“15 to Finish” Graduation Plan
Financial Rebate for Incoming Freshmen Who Earn Their Bachelor’s Degree in Four Years or Less
The Institute of American Indian Arts (IAIA) has developed a financial incentive program for Incoming Freshmen. This program, called the “15 to Finish” Graduation Plan, will reward students for attaining their bachelor’s degree in four years (eight semesters) or less. Students who accomplish this will be rebated tuition for their senior year, earning a 25% savings on their tuition costs. Because IAIA includes books in tuition, the books required for student’s senior year classes will also be free if they meet the criteria of the program. To do this, full-time degree-seeking students will have to take a minimum of 15 college credit hours each semester, meet the program requirements, and remain in good academic and disciplinary standing, along with signing the agreement for admission into the program.
About the Program
Studies have shown that students who complete their degree program in four years are more successful than students who take five or more years to finish. Additionally, many students who do not complete post-secondary programs in four years are less likely to receive their degree at all for a variety of reasons.
The new program, known nationally as “15 to Finish,” has been implemented in a number of colleges (and states) across the country. It is modeled after a campaign conducted by the University of Hawaii that experienced a significant increase (14.7% in one year) in the number of students who completed at least 15 college credits a semester. Encouraging college students to complete at least 15 credits a semester—or 30 a year—will put them in a position to graduate on time. A key part of the program will be to change the long-standing perception that taking 12 credit hours a semester is enough to graduate on time. Most bachelor’s degree programs at IAIA require 120 credits.
IAIA “15 to Finish” Degree Programs
|Cinematic Arts & Technology|
|Indigenous Liberal Studies|
- Program provides a full tuition waiver for a student’s senior year—retroactively applied, after graduation—if certain conditions are met.
- Student must graduate within four years of matriculation.
- Student must maintain continuous enrollment, from Fall to Spring, for all four years of matriculation.
- Student must earn at least 30 credit hours per academic year.

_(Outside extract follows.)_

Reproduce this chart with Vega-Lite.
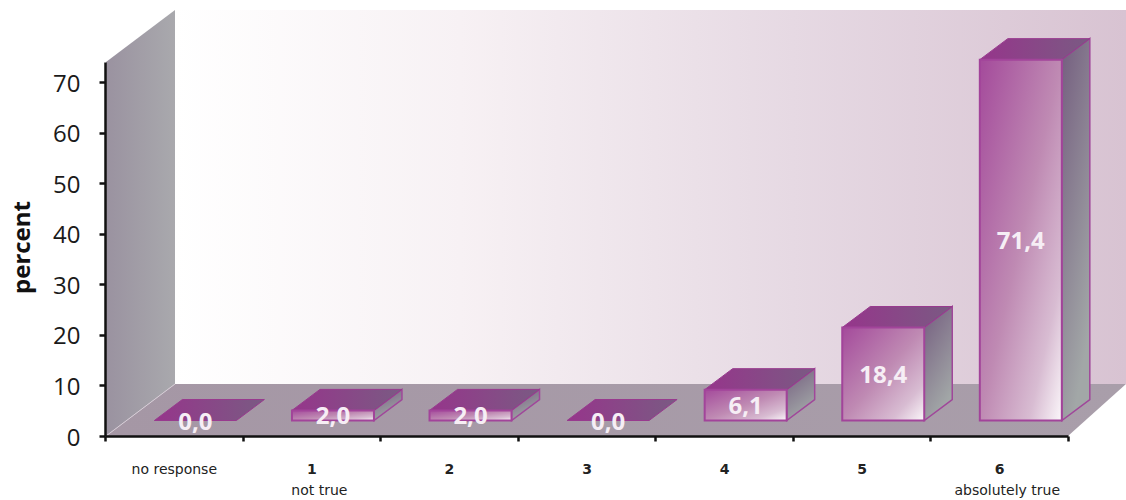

- Four-year degree plan must be followed by the student as closely as possible.
- Student must meet regularly with their academic advisor to ensure they are on-track for a four-year graduation.
- A signed form certifying satisfactory progress must be obtained by the student from their advisor, in May, at the end of each academic year.
- Student is expected to attend class regularly and seek assistance outside of the classroom for those subjects where additional help is required.
- Eligibility is lost if the student is placed on suspension, academic or disciplinary, for any reason.
- The program is designed to be handled as a promise by the school to the student and a promise by the student to the school.
- Eligibility decisions will be made by the Academic Dean. Decisions made by the Academic Dean may be appealed to the President of the College. The President’s decision will be final.
- Senior year waiver has no impact on other forms of financial aid for the student.
- Student must be full-time and degree-seeking.
- Applies to new freshmen beginning in Fall 2017.
- Applies to any one of the BA of BFA major degree programs at IAIA.
- Only students matriculating into IAIA as new freshmen are eligible.
- Student must sign the agreement and meet the program guidelines to remain eligible.
- The program is open to both Native and non-Native students.
Students and IAIA’s Commitment
|#||Student’s Commitment||IAIA’s Commitment|
|1||Enroll in at least 15 credit hours per semester, as specified by degree plan.||IAIA will provide a course plan to keep student on track toward the senior year scholarship.|
|2||Attend class||Attending class is the most basic ingredient in ensuring academic success.|
|3||Ask for help when it is needed.||The Student Success Center and professors are committed to student’s academic achievement. Help is available if students take the initiative to seek it out.|
|4||Check in with academic advisor twice each academic year.||Academic advisors ensure that students are on-track with degree plans. Academic advisors are also responsible for certifying progress toward the senior year scholarship.|
|5||Build a schedule around academic success. Make the college experience a priority for the next four years.||IAIA ensures that its labs, studios, and tutoring are available to accommodate a wide variety of schedules.|
|6||Engage with the IAIA community.||IAIA provides a wide variety of opportunities to become involved and engaged with the IAIA family through clubs, sports, community gatherings, outdoor excursions, and many other activities.|
Research indicates that students are more likely to get better grades, improve their financial status by saving the tuition expense of their final year and getting into the workplace sooner, and enhance their lifestyle with more choices. Students can get a bachelor’s degree, then take time off to travel, volunteer, or start working full-time in a career. The longer it takes to graduate, the more life gets in the way of students’ success.
A group of recent IAIA graduates who finished their bachelor’s degree in four years are now employed by their tribes in various positions. One graduate is employed by the American Indian College Fund, and another graduate was accepted into the IAIA MFA in Creative Writing program.
About Complete College America
Much of the research for this program has been provided by Complete College America. Established in 2009, Complete College America is a national nonprofit with a single mission—to work with states to significantly increase the number of Americans with quality career certificates or college degrees and to close attainment gaps for traditionally underrepresented populations.